Artifacts are a major portion of an American-Indian reservation's economy.  One enterprising Indian was able to outsell his competitors in the sale of wooden dolls by selling them at only a fraction of the cost others had to charge. On examination of his dolls they found that where traditionally hard wood was used, this Indian would use cheap pine on which he glued thin pieces of fine mahogany, thus being able to produce the dolls at only a fraction of the cost.  While he claimed his dolls were still authentic, his competitors complained that it was only a cheap Sioux Veneer.
 

An enterprising Native American founded a business manufacturing crepe paper.  Using modern equipment and Internet Marketing techniques he built quite a reputation for quality paper printed with traditional tribal designs. A certain gourmand in Chicago was arranging a party for an about-to-retire friend, and, via the Internet, ordered what he thought was going to be 25 sets of designer-pattern crepe paper.  When the shipment arrived it turned out that the order had been entered as 25 cases of crepe paper.
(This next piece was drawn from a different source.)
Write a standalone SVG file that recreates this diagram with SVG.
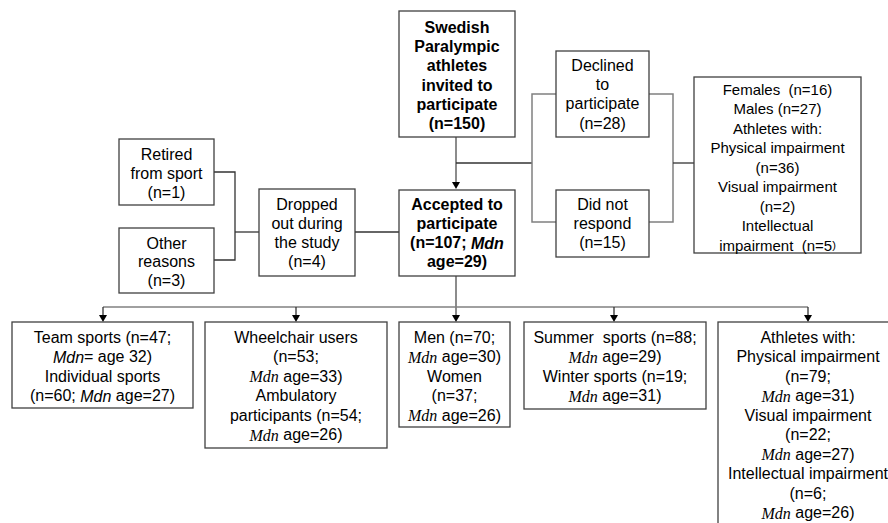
<svg xmlns="http://www.w3.org/2000/svg" width="888" height="523" viewBox="0 0 888 523">
<style>
  .box { fill: #ffffff; stroke: #404040; stroke-width: 1.3; }
  text { font-family: "Liberation Sans", Arial, sans-serif; font-size: 16px; fill: #000000; text-anchor: middle; dominant-baseline: central; }
  .s15 { font-size: 15px; }
  .b { font-weight: bold; }
  .i { font-style: italic; }
  .m { font-family: "Liberation Serif", "DejaVu Serif", serif; font-style: italic; font-size: 16px; }
  .c1 { fill: none; stroke: #8c8c8c; stroke-width: 2; }
  .c2 { fill: none; stroke: #808080; stroke-width: 1.5; }
  .c3 { fill: none; stroke: #333333; stroke-width: 1.3; }
  .ah { fill: #000000; }
</style>

<g id="connectors">
  <path class="c1" d="M456,137 V183" />
  <path class="ah" d="M452,182 L460,182 L456,189 Z"/>
  <path class="c3" d="M456,163 H532" />
  <path class="c2" d="M556,94 H532 V222 H556" />
  <path class="c2" d="M649,94 H673 V222 H649" />
  <path class="c3" d="M673,163 H694" />
  <path class="c3" d="M355,232 H399" />
  <path class="c3" d="M214,172 H235 V260 H214" />
  <path class="c3" d="M235,232 H259" />
  <path class="c1" d="M456,276 V316" />
  <path class="c2" d="M103,307 H808" />
  <path class="c3" d="M103,307 V316" />
  <path class="c3" d="M296,307 V316" />
  <path class="c3" d="M614,307 V316" />
  <path class="c3" d="M808,307 V316" />
  <path class="ah" d="M99,315 L107,315 L103,322 Z"/>
  <path class="ah" d="M292,315 L300,315 L296,322 Z"/>
  <path class="ah" d="M452,315 L460,315 L456,322 Z"/>
  <path class="ah" d="M610,315 L618,315 L614,322 Z"/>
  <path class="ah" d="M804,315 L812,315 L808,322 Z"/>
</g>

<g id="invited">
  <rect class="box" x="399" y="11" width="116" height="126"/>
  <text class="b" x="457" y="27">Swedish</text>
  <text class="b" x="457" y="46.5">Paralympic</text>
  <text class="b" x="457" y="65.5">athletes</text>
  <text class="b" x="457" y="85">invited to</text>
  <text class="b" x="457" y="104">participate</text>
  <text class="b" x="457" y="123">(n=150)</text>
</g>

<g id="declined">
  <rect class="box" x="556" y="51" width="93" height="86"/>
  <text x="602.5" y="65">Declined</text>
  <text x="602.5" y="84">to</text>
  <text x="602.5" y="103.5">participate</text>
  <text x="602.5" y="123">(n=28)</text>
</g>

<g id="norespond">
  <rect class="box" x="556" y="190" width="93" height="67"/>
  <text x="602.5" y="204">Did not</text>
  <text x="602.5" y="223">respond</text>
  <text x="602.5" y="242.5">(n=15)</text>
</g>

<g id="nonparticipants">
  <rect class="box" x="694" y="77" width="167" height="176"/>
  <text class="s15" x="777.5" y="89" xml:space="preserve">Females  (n=16)</text>
  <text class="s15" x="777.5" y="108.5">Males (n=27)</text>
  <text class="s15" x="777.5" y="128">Athletes with:</text>
  <text class="s15" x="777.5" y="147.5">Physical impairment</text>
  <text class="s15" x="777.5" y="167">(n=36)</text>
  <text class="s15" x="777.5" y="186.5">Visual impairment</text>
  <text class="s15" x="777.5" y="206">(n=2)</text>
  <text class="s15" x="777.5" y="225.5">Intellectual</text>
  <text class="s15" x="777.5" y="245" xml:space="preserve">impairment  (n=5<tspan font-size="11">)</tspan></text>
</g>

<g id="accepted">
  <rect class="box" x="399" y="190" width="116" height="86"/>
  <text class="b" x="457" y="204">Accepted to</text>
  <text class="b" x="457" y="223">participate</text>
  <text class="b" x="457" y="242.5">(n=107; <tspan class="i">Mdn</tspan></text>
  <text class="b" x="457" y="261.5">age=29)</text>
</g>

<g id="dropped">
  <rect class="box" x="259" y="189" width="96" height="87"/>
  <text x="307" y="204">Dropped</text>
  <text x="307" y="223">out during</text>
  <text x="307" y="242">the study</text>
  <text x="307" y="261">(n=4)</text>
</g>

<g id="retired">
  <rect class="box" x="119" y="139" width="95" height="66"/>
  <text x="166.5" y="154">Retired</text>
  <text x="166.5" y="173">from sport</text>
  <text x="166.5" y="192.5">(n=1)</text>
</g>

<g id="other">
  <rect class="box" x="119" y="228" width="95" height="65"/>
  <text x="166.5" y="243">Other</text>
  <text x="166.5" y="261.5">reasons</text>
  <text x="166.5" y="280">(n=3)</text>
</g>

<g id="sporttype">
  <rect class="box" x="12" y="322" width="181" height="86"/>
  <text x="102.5" y="337">Team sports (n=47;</text>
  <text x="102.5" y="356.5"><tspan class="i">Mdn</tspan>= age 32)</text>
  <text x="102.5" y="376">Individual sports</text>
  <text x="102.5" y="395.5">(n=60; <tspan class="i">Mdn</tspan> age=27)</text>
</g>

<g id="mobility">
  <rect class="box" x="205" y="322" width="182" height="126"/>
  <text x="296" y="337">Wheelchair users</text>
  <text x="296" y="356.5">(n=53;</text>
  <text x="296" y="376"><tspan class="m">Mdn</tspan> age=33)</text>
  <text x="296" y="395.5">Ambulatory</text>
  <text x="296" y="415">participants (n=54;</text>
  <text x="296" y="434.5"><tspan class="m">Mdn</tspan> age=26)</text>
</g>

<g id="gender">
  <rect class="box" x="399" y="322" width="111" height="105"/>
  <text x="454.5" y="337">Men (n=70;</text>
  <text x="454.5" y="356.5"><tspan class="m">Mdn</tspan> age=30)</text>
  <text x="454.5" y="376">Women</text>
  <text x="454.5" y="395.5">(n=37;</text>
  <text x="454.5" y="415"><tspan class="m">Mdn</tspan> age=26)</text>
</g>

<g id="season">
  <rect class="box" x="524" y="322" width="182" height="87"/>
  <text x="615" y="337" xml:space="preserve">Summer  sports (n=88;</text>
  <text x="615" y="356.5"><tspan class="m">Mdn</tspan> age=29)</text>
  <text x="615" y="376">Winter sports (n=19;</text>
  <text x="615" y="395.5"><tspan class="m">Mdn</tspan> age=31)</text>
</g>

<g id="impairment">
  <rect class="box" x="718" y="322" width="185" height="220"/>
  <text x="808" y="337">Athletes with:</text>
  <text x="808" y="356.5">Physical impairment</text>
  <text x="808" y="376">(n=79;</text>
  <text x="808" y="395.5"><tspan class="m">Mdn</tspan> age=31)</text>
  <text x="808" y="415">Visual impairment</text>
  <text x="808" y="434.5">(n=22;</text>
  <text x="808" y="454"><tspan class="m">Mdn</tspan> age=27)</text>
  <text x="808" y="473.5">Intellectual impairment</text>
  <text x="808" y="493">(n=6;</text>
  <text x="808" y="512.5"><tspan class="m">Mdn</tspan> age=26)</text>
</g>
</svg>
Assuming his tried-and-true restaurant demeanor, he bellowed at an assistant, "Send this back.  The Crepe Sioux Sets have been grossly overdone!"
Lazy Larry's Liturgical Leavings........................
 
A lot of church members singing 'Standing on the Promises' are just sitting on the premises.

Coincidence is when God chooses to remain anonymous.

Don't put a question mark where God put a period.
 
Don't wait for 6 strong men to take you to church.

Forbidden fruits create many jams.


Simply Suzi's Synonymous Sayings......................
 
MRS.: A job title involving heavy duties, light earnings,
and no recognition.
 
SPOUSE: Someone who will stand by you through all the trouble you wouldn't have had if you'd stayed single in the first place.
 
WIFE: A mate who is forever complaining about not having anything to wear at the very same time that she complains about not having enough room in the closet.

That's it for this week from your embedded community activist hiding on the outskirts of Absurdia, the principal city of The Peoples Republic of Absurdistan where we are only number two on the murder rate index (yes, Detroit still holds that honor) and where we are only 45th of the states in the high school graduation index.  (73% graduate state wide but in Absurdia,  45% graduate and we LOVE our Democratic run School Board and Teachers Union!

But, on the other hand....................
 
All people smile in the same language.
                        &
Take time to laugh,for it is the music of the soul.